A Rust crate for assessing the normality of a data sample. It provides several common statistical tests to determine if a set of data is likely drawn from a normal distribution.
All test implementations are generic and can work with f32 or f64 data types. The implementations are ported from well-established algorithms found in popular R packages.
- Shapiro-Wilk Test
- Lilliefors (Kolmogorov-Smirnov) Test
- Anderson-Darling Test
- Jarque-Bera Test
- Pearson Chi-squared Test
- D'Agostino's K-squared Test
- Anscombe-Glynn Kurtosis Test
- Energy Test
Either run cargo add normality or add the crate to your Cargo.toml:
[dependencies]
normality = "2"
# To enable parallel execution for faster performance on large data:
# normality = { version = "2", features = ["parallel"] }use normality::{shapiro_wilk, Error};
fn main() -> Result<(), Error> {
// Sample data that is likely from a normal distribution
let data = vec![-1.1, -0.8, -0.5, -0.2, 0.0, 0.2, 0.5, 0.8, 1.1, 1.3];
// Perform the Shapiro-Wilk test
let result = shapiro_wilk(data)?;
println!("Shapiro-Wilk Test Results:");
println!(" W-statistic: {:.4}", result.statistic);
println!(" p-value: {:.4}", result.p_value);
// Interpretation: A high p-value (e.g., > 0.05) suggests that the data
// does not significantly deviate from a normal distribution.

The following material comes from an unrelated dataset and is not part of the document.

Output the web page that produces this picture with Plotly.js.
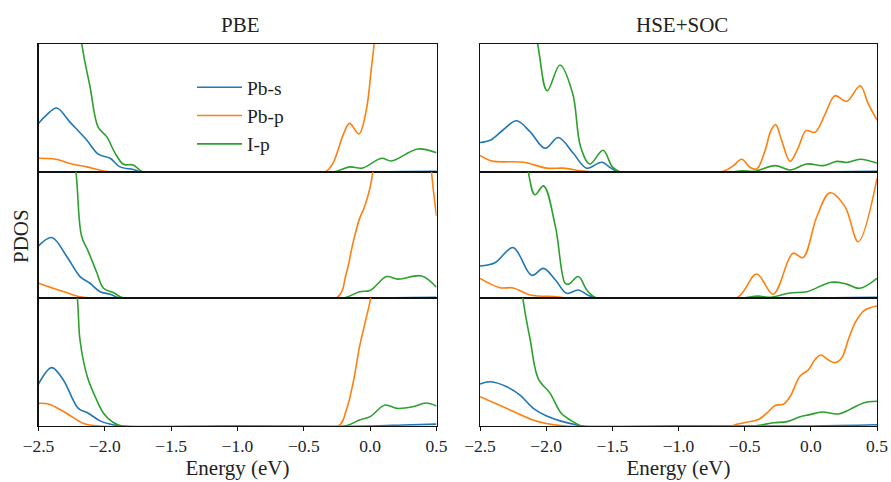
<!DOCTYPE html>
<html>
<head>
<meta charset="utf-8">
<script src="https://cdn.plot.ly/plotly-3.0.1.min.js"></script>
<style>html,body{margin:0;padding:0;background:#fff;}#chart{width:891px;height:482px;}</style>
</head>
<body>
<div id="chart"></div>
<script>
// ---------- data (energies in eV, PDOS in arbitrary units per panel) ----------
const columnTitles = ["PBE", "HSE+SOC"];
const seriesNames = ["Pb-s", "Pb-p", "I-p"];
const tickValues = [-2.5, -2.0, -1.5, -1.0, -0.5, 0.0, 0.5];
const tickLabels = ["\u22122.5", "\u22122.0", "\u22121.5", "\u22121.0", "\u22120.5", "0.0", "0.5"];

// PBE, top panel
const pbe1_s_E = [-2.5, -2.44, -2.363, -2.263, -2.137, -2.05, -1.96, -1.886, -1.786, -1.72, -1.0, 0.0, 0.3, 0.5];
const pbe1_s_V = [0.38, 0.445, 0.50, 0.39, 0.25, 0.14, 0.107, 0.04, 0.02, 0, 0, 0, 0.004, 0.006];
const pbe1_p_E = [-2.5, -2.37, -2.263, -2.137, -2.04, -1.94, -1.0, -0.34, -0.28, -0.2, -0.155, -0.085, -0.03, 0.01, 0.03, 0.08, 0.5];
const pbe1_p_V = [0.107, 0.10, 0.067, 0.04, 0.015, 0, 0, 0, 0.07, 0.30, 0.38, 0.297, 0.48, 0.82, 1.0, 1.6, 4.0];
const pbe1_g_E = [-2.5, -2.174, -2.112, -2.05, -1.986, -1.924, -1.86, -1.786, -1.71, -1.0, -0.28, -0.155, -0.06, 0.086, 0.16, 0.36, 0.5];
const pbe1_g_V = [4.0, 1.0, 0.67, 0.35, 0.276, 0.15, 0.06, 0.055, 0, 0, 0, 0.04, 0.03, 0.107, 0.086, 0.18, 0.15];

// PBE, middle panel
const pbe2_s_E = [-2.5, -2.40, -2.287, -2.187, -2.112, -2.036, -1.96, -1.885, -1.0, 0.0, 0.5];
const pbe2_s_V = [0.413, 0.48, 0.33, 0.17, 0.117, 0.05, 0.03, 0, 0, 0, 0.005];
const pbe2_p_E = [-2.5, -2.39, -2.29, -2.187, -2.1, -1.0, -0.253, -0.18, -0.13, -0.08, -0.042, 0.0, 0.02, 0.1, 0.3, 0.45, 0.463, 0.5];
const pbe2_p_V = [0.117, 0.077, 0.043, 0.01, 0, 0, 0, 0.196, 0.434, 0.63, 0.725, 0.88, 1.0, 1.6, 2.0, 1.3, 1.0, 0.65];
const pbe2_g_E = [-2.5, -2.217, -2.175, -2.125, -2.06, -2.01, -1.93, -1.86, -1.0, -0.2, -0.08, 0.0, 0.124, 0.21, 0.388, 0.5];
const pbe2_g_V = [4.0, 1.0, 0.49, 0.37, 0.2, 0.077, 0.04, 0, 0, 0, 0.05, 0.06, 0.17, 0.15, 0.175, 0.085];

// PBE, bottom panel
const pbe3_s_E = [-2.5, -2.40, -2.313, -2.2, -2.125, -2.036, -1.94, -1.87, -1.0, 0.0, 0.25, 0.5];
const pbe3_s_V = [0.328, 0.456, 0.36, 0.138, 0.1, 0.04, 0.01, 0, 0, 0, 0.008, 0.015];
const pbe3_p_E = [-2.5, -2.42, -2.29, -2.16, -2.04, -1.0, -0.24, -0.18, -0.13, -0.08, -0.04, 0.0, 0.05, 0.5];
const pbe3_p_V = [0.177, 0.17, 0.1, 0.02, 0, 0, 0, 0.125, 0.33, 0.62, 0.80, 0.98, 1.3, 3.0];
const pbe3_g_E = [-2.5, -2.207, -2.187, -2.132, -2.06, -2.01, -1.94, -1.87, -1.0, -0.19, -0.08, 0.0, 0.111, 0.2, 0.32, 0.42, 0.5];
const pbe3_g_V = [4.0, 1.0, 0.67, 0.385, 0.2, 0.1, 0.03, 0, 0, 0, 0.047, 0.073, 0.164, 0.138, 0.15, 0.18, 0.157];

// HSE+SOC, top panel
const hse1_s_E = [-2.5, -2.42, -2.324, -2.224, -2.122, -2.009, -1.908, -1.795, -1.694, -1.58, -1.51, -1.455, -1.0, 0.0, 0.5];
const hse1_s_V = [0.23, 0.25, 0.33, 0.40, 0.315, 0.185, 0.27, 0.146, 0.03, 0.076, 0.03, 0, 0, 0, 0.005];
const hse1_p_E = [-2.5, -2.41, -2.17, -1.996, -1.87, -1.74, -1.65, -1.0, -0.66, -0.585, -0.522, -0.459, -0.409, -0.346, -0.303, -0.266, -0.22, -0.157, -0.094, -0.036, 0.032, 0.108, 0.183, 0.271, 0.372, 0.435, 0.5];
const hse1_p_V = [0.13, 0.086, 0.076, 0.03, 0.03, 0.01, 0, 0, 0.005, 0.05, 0.10, 0.036, 0.023, 0.167, 0.32, 0.37, 0.245, 0.083, 0.193, 0.323, 0.31, 0.453, 0.596, 0.552, 0.674, 0.53, 0.406];
const hse1_g_E = [-2.5, -2.064, -1.992, -1.896, -1.8, -1.74, -1.67, -1.57, -1.50, -1.44, -1.0, -0.6, -0.52, -0.43, -0.27, -0.157, -0.03, 0.095, 0.196, 0.28, 0.372, 0.5];
const hse1_g_V = [4.0, 1.0, 0.635, 0.836, 0.615, 0.198, 0.0625, 0.17, 0.04, 0, 0, 0, 0.01, 0.005, 0.05, 0.016, 0.0625, 0.05, 0.083, 0.075, 0.10, 0.07];

// HSE+SOC, middle panel
const hse2_s_E = [-2.5, -2.387, -2.25, -2.11, -2.02, -1.93, -1.845, -1.757, -1.68, -1.62, -1.0, 0.0, 0.5];
const hse2_s_V = [0.254, 0.28, 0.40, 0.18, 0.235, 0.143, 0.037, 0.063, 0.02, 0, 0, 0, 0.005];
const hse2_p_E = [-2.5, -2.35, -2.25, -2.12, -1.92, -1.85, -1.0, -0.56, -0.41, -0.285, -0.135, -0.06, 0.045, 0.145, 0.258, 0.358, 0.5];
const hse2_p_V = [0.156, 0.082, 0.08, 0.024, 0.01, 0, 0, 0, 0.19, 0.03, 0.355, 0.32, 0.645, 0.835, 0.725, 0.447, 0.95];
const hse2_g_E = [-2.5, -2.135, -2.085, -2.02, -1.93, -1.857, -1.83, -1.757, -1.69, -1.62, -1.0, -0.53, -0.4, -0.3, -0.16, -0.03, 0.155, 0.27, 0.37, 0.5];
const hse2_g_V = [4.0, 1.0, 0.82, 0.89, 0.566, 0.117, 0.11, 0.17, 0.06, 0, 0, 0, 0.015, 0.005, 0.04, 0.05, 0.125, 0.11, 0.077, 0.156];

// HSE+SOC, bottom panel
const hse3_s_E = [-2.5, -2.42, -2.298, -2.198, -2.097, -1.996, -1.895, -1.79, -1.74, -1.0, 0.0, 0.5];
const hse3_s_V = [0.328, 0.346, 0.307, 0.242, 0.138, 0.078, 0.04, 0.013, 0, 0, 0, 0.01];
const hse3_p_E = [-2.5, -2.3, -2.1, -2.0, -1.85, -1.0, -0.6, -0.56, -0.484, -0.396, -0.333, -0.27, -0.207, -0.157, -0.081, -0.018, 0.032, 0.075, 0.133, 0.183, 0.234, 0.284, 0.335, 0.398, 0.448, 0.5];
const hse3_p_V = [0.229, 0.138, 0.047, 0.02, 0, 0, 0, 0.013, 0.03, 0.05, 0.10, 0.16, 0.17, 0.23, 0.39, 0.44, 0.52, 0.555, 0.515, 0.495, 0.534, 0.677, 0.807, 0.898, 0.924, 0.9375];
const hse3_g_E = [-2.5, -2.177, -2.12, -2.06, -1.97, -1.886, -1.79, -1.73, -1.0, -0.45, -0.39, -0.283, -0.18, -0.081, -0.006, 0.083, 0.208, 0.296, 0.397, 0.5];
const hse3_g_V = [4.0, 1.0, 0.67, 0.37, 0.255, 0.1, 0.03, 0, 0, 0, 0.005, 0.026, 0.034, 0.073, 0.089, 0.109, 0.094, 0.13, 0.18, 0.193];

// ---------- figure ----------
const colors = ["#1f77b4", "#ff7f0e", "#2ca02c"];
const FONT = '"Liberation Serif", "Times New Roman", Times, serif';

const panels = [
  [0, 0, [pbe1_s_E, pbe1_s_V], [pbe1_p_E, pbe1_p_V], [pbe1_g_E, pbe1_g_V]],
  [0, 1, [pbe2_s_E, pbe2_s_V], [pbe2_p_E, pbe2_p_V], [pbe2_g_E, pbe2_g_V]],
  [0, 2, [pbe3_s_E, pbe3_s_V], [pbe3_p_E, pbe3_p_V], [pbe3_g_E, pbe3_g_V]],
  [1, 0, [hse1_s_E, hse1_s_V], [hse1_p_E, hse1_p_V], [hse1_g_E, hse1_g_V]],
  [1, 1, [hse2_s_E, hse2_s_V], [hse2_p_E, hse2_p_V], [hse2_g_E, hse2_g_V]],
  [1, 2, [hse3_s_E, hse3_s_V], [hse3_p_E, hse3_p_V], [hse3_g_E, hse3_g_V]]
];

const W = 891, H = 482;
const colDom = [[38.5 / W, 436.5 / W], [480 / W, 877 / W]];
const rowPx = [[44, 172], [172, 298], [298, 426]];
const rowDom = rowPx.map(r => [1 - r[1] / H, 1 - r[0] / H]);

const traces = [];
const layout = {
  width: W, height: H,
  margin: {l: 0, r: 0, t: 0, b: 0},
  paper_bgcolor: "#fff", plot_bgcolor: "#fff",
  font: {family: FONT, color: "#222", size: 17},
  showlegend: true,
  legend: {
    x: 192 / W, y: 1 - 68 / H, xanchor: "left", yanchor: "top",
    bgcolor: "rgba(0,0,0,0)", borderwidth: 0,
    font: {family: FONT, size: 19.5, color: "#222"},
    itemwidth: 45,
    tracegroupgap: 0
  },
  annotations: [],
  shapes: []
};

panels.forEach((pn, i) => {
  const [col, row] = pn;
  const idx = i + 1;
  const xa = "x" + (idx === 1 ? "" : idx);
  const ya = "y" + (idx === 1 ? "" : idx);
  const xk = "xaxis" + (idx === 1 ? "" : idx);
  const yk = "yaxis" + (idx === 1 ? "" : idx);
  const bottom = row === 2;
  for (let k = 0; k < 3; k++) {
    traces.push({
      type: "scatter", mode: "lines",
      x: pn[2 + k][0], y: pn[2 + k][1],
      xaxis: xa, yaxis: ya,
      name: seriesNames[k],
      showlegend: i === 0,
      line: {color: colors[k], width: 1.6, shape: "spline", smoothing: 1},
      hoverinfo: "skip"
    });
  }
  layout[xk] = {
    domain: colDom[col], anchor: ya, range: [-2.5, 0.5],
    showgrid: false, zeroline: false,
    showline: true, mirror: true, linecolor: "#111", linewidth: 1.3,
    ticks: bottom ? "outside" : "", ticklen: 4, tickwidth: 1, tickcolor: "#111",
    tickmode: "array", tickvals: tickValues, ticktext: tickLabels,
    showticklabels: bottom,
    tickfont: {family: FONT, size: 17.5, color: "#222"},
    title: bottom ? {text: "Energy (eV)", font: {family: FONT, size: 21, color: "#222"}, standoff: 5} : {text: ""},
    fixedrange: true
  };
  layout[yk] = {
    domain: rowDom[row], anchor: xa, range: [0, 1],
    showgrid: false, zeroline: false,
    showline: true, mirror: true, linecolor: "#111", linewidth: 1.3,
    ticks: "", showticklabels: false, fixedrange: true
  };
});

columnTitles.forEach((t, c) => {
  layout.annotations.push({
    text: t, xref: "paper", yref: "paper",
    x: (colDom[c][0] + colDom[c][1]) / 2 + 3 / W, y: 1 - 25 / H,
    xanchor: "center", yanchor: "middle", showarrow: false,
    font: {family: FONT, size: 21, color: "#222"}
  });
});
layout.annotations.push({
  text: "PDOS", xref: "paper", yref: "paper",
  x: 21 / W, y: 1 - 236 / H, xanchor: "center", yanchor: "middle",
  textangle: -90, showarrow: false,
  font: {family: FONT, size: 21, color: "#222"}
});

Plotly.newPlot("chart", traces, layout, {staticPlot: true, displayModeBar: false});
</script>
</body>
</html>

if result.p_value > 0.05 {
println!("Conclusion: The sample is likely from a normal distribution.");
} else {
println!("Conclusion: The sample is not likely from a normal distribution.");
}
Ok(())
}This crate supports optional parallelism via the rayon crate. This can significantly improve performance for large datasets by parallelizing sorting and statistical calculations.
To enable parallelism, add the parallel feature to your Cargo.toml:
[dependencies]
normality = { version = "2", features = ["parallel"] }When enabled, functions will automatically use parallel iterators and parallel sorting algorithms. No changes to your code are required.
The accuracy of the implemented tests has been verified against their R equivalents. Running the integration tests for this crate requires a local installation of R and for the Rscript executable to be available in the system's PATH.
This project is licensed under the MIT License.